The one thing all the competing theories have in common is the conviction that William Shakespeare was in some way unsatisfactory as an author of brilliant plays. This is really quite odd. Shakespeare’s upbringing, as I hope this book has shown, was not backward or in any way conspicuously deprived. His father was the mayor of a consequential town. In any case, it would hardly be a unique achievement for someone brought up modestly to excel later in life. Shakespeare lacked a university education, to be sure, but then so did Ben Jonson-a far more intellectual playwright-and no one ever suggests that Jonson was a fraud.

It is true that William Shakespeare used some learned parlance in his work, but he also employed imagery that clearly and ringingly reflected a rural background. Jonathan Bate quotes a couplet from Cymbeline, “Golden lads and girls all must, / As chimney sweepers, come to dust,” which takes on additional sense when one realizes that in Warwickshire in the sixteenth century a flowering dandelion was a golden lad, while one about to disperse its seeds was a chimney sweeper. Who was more likely to employ such terms-a courtier of privileged upbringing or someone who had grown up in the country? Similarly, when Falstaff notes that as a boy he was small enough to creep “into any alderman’s thumb-ring” we might reasonably wonder whether such a singular image was more likely to occur to an aristocrat or someone whose father actually was an alderman.
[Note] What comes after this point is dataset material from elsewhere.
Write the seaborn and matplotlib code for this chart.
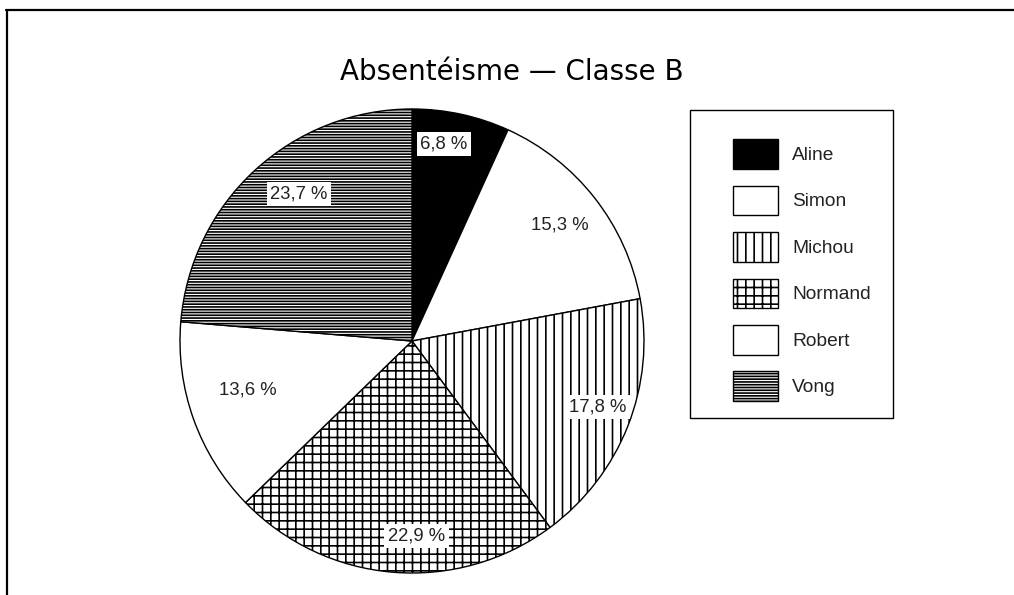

In fact a Stratford boyhood lurks in all the texts. For a start Shakespeare knew animal hides and their uses inside and out. His work contains frequent knowing references to arcana of the tanning trade: skin bowgets, greasy fells, neat’s oil, and the like-matters of everyday conversation to leather workers, but hardly common currency among the well-to-do. He knew that lute strings were made of cowgut and bowstrings of horsehair. Would Oxford or any other candidate have been able, or likely, to turn such distinctions into poetry?

Shakespeare was, it would seem, unashamedly a country boy, and nothing in his work suggests any desire, in the words of Stephen Greenblatt, to “repudiate it or pass himself off as something other than he was.” Part of the reason Shakespeare was mocked by the likes of Robert Greene was that he never stopped using these provincialisms. They made him mirthful in their eyes.

A curious quirk of Shakespeare’s is that he very seldom used the word also. It appears just thirty-six times in all his plays, nearly always in the mouths of comical characters whose pretentious utterings are designed to amuse. It was an odd prejudice and one not shared by any other writer of his age. Bacon sometimes used also as many times on a single page as Shakespeare did in the whole of his career. Just once in all his plays did Shakespeare use mought as an alternative to might. Others used it routinely. Generally he used hath, but about 20 percent of the time he used has. On the whole he wrote doth, but about one time in four he wrote dost and more rarely he favored the racily modern does. Overwhelmingly he used brethren, but just occasionally (about one time in eight) he used brothers.